Si tratta di una distanza lineare, esattamente corrispondente alla distanza contemplata dall’art. 4 del previgente D. M. n. 1404/1968 per l’omologa ed omonima categoria ivi contemplata.
La possibilità di sovrapposizioni tra le distinte nomenclature risulta maggiore a fortiori nelle ipotesi di tipologie nominalistiche, quali la “C” di cui all’art. 3 (“Strade di media importanza“) del D. M. n. 1404/1968, connotate da una più marcata genericità di inquadramento, in guisa da annoverare nel proprio alveo strade statali, provinciali e finanche comunali, alla condizione che rechino dimensioni consistenti.
Il Collegio, peraltro, rileva come l’Amministrazione Comunale appellata abbia omesso la dovuta considerazione di una siffatta differenza concettuale, atteso che l’utilizzazione, a fini classificatori, delle inedite indicazioni legislative rivenienti dal nuovo Codice della strada, in uno al recupero – nel diverso contesto disciplinato dalla normativa previgente di cui al D. M. n. 1404/1968 – della sussunzione della fattispecie nella medesima tipologia “C”, rende evidente un salto logico argomentativo nel procedimento che ha preceduto il diniego di rilascio del titolo edilizio, in disparte ogni minima analisi, anche semplicemente descrittiva, dello stato dei luoghi.
La necessaria osservanza della vigente normativa urbanistica locale, invero, avrebbe reso necessario che l’Amministrazione comunale appellata, in sede di classificazione della strada statale nella categoria “C”, anche ove ammissibile, a mente dell’art. 2 del D. Lgs. n. 285/1992 ovvero dell’art. 3 del previgente D. M. n. 1404/1968, peraltro neppure oggetto di richiamo descrittivo da parte dell’Ente locale, attendesse alla verifica del regime edificatorio dell’area.

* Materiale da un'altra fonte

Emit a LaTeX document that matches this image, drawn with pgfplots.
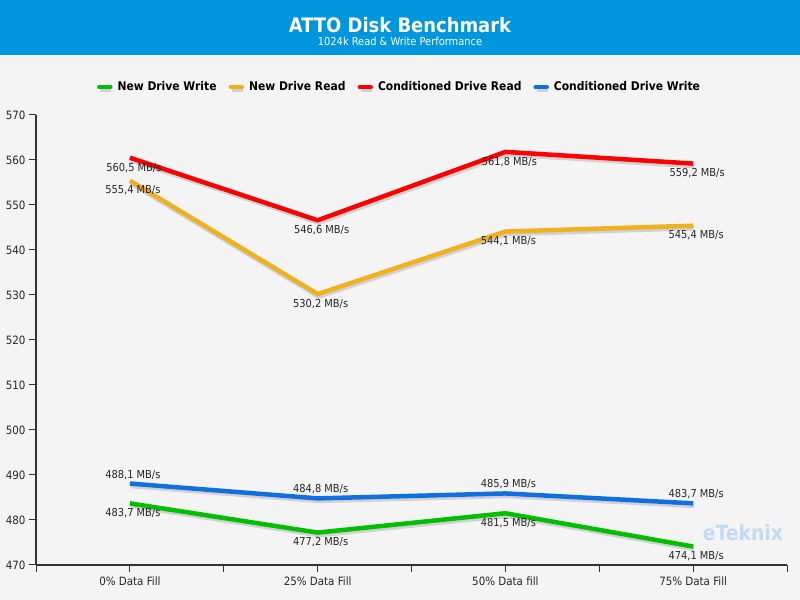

La Sezione, infatti, precisa come la salvaguardia dell’autonomia programmatoria in materia urbanistica degli Enti territoriali, mediante il condizionamento rigoroso ovvero più rigoroso del regime delle distanze all’esistenza o meno di una disciplina edificatoria, integri una tra le ragioni sottese alla disciplina attuale ed a quella previgente in tema di distanze dei fabbricati, sebbene la difforme previsione di cui, rispettivamente, all’art. 26, comma 3 del D. P. R. n. 495/1992 ed all’art. 1 del D. M. n. 1404/1968.
La prima disposizione, prescrive, in relazione alle strade sussumibili nella tipologia “C”, la minore distanza di metri dieci nelle fattispecie di edificazione al di fuori dei centri abitati, come delimitati ai sensi dell’art. 4 del D. Lgs. n. 285/1992, sebbene all’interno delle zone contemplate quali edificabili ovvero trasformabili dallo strumento urbanistico generale, quante volte lo stesso atto amministrativo sia idoneo a ricevere diretta applicazione ovvero se, per tali zone, risultino già esecutivi gli strumenti urbanistici attuativi.
D’altronde, i centri abitati e gli insediamenti previsti dai P. R. G. e dai Programmi di fabbricazione risultano esclusi in termini generali dal perimetro di applicazione dell’art. 1 del D. M. n. 1404/1968, come risulta dalla ricognizione del dato testuale della stessa norma previgente.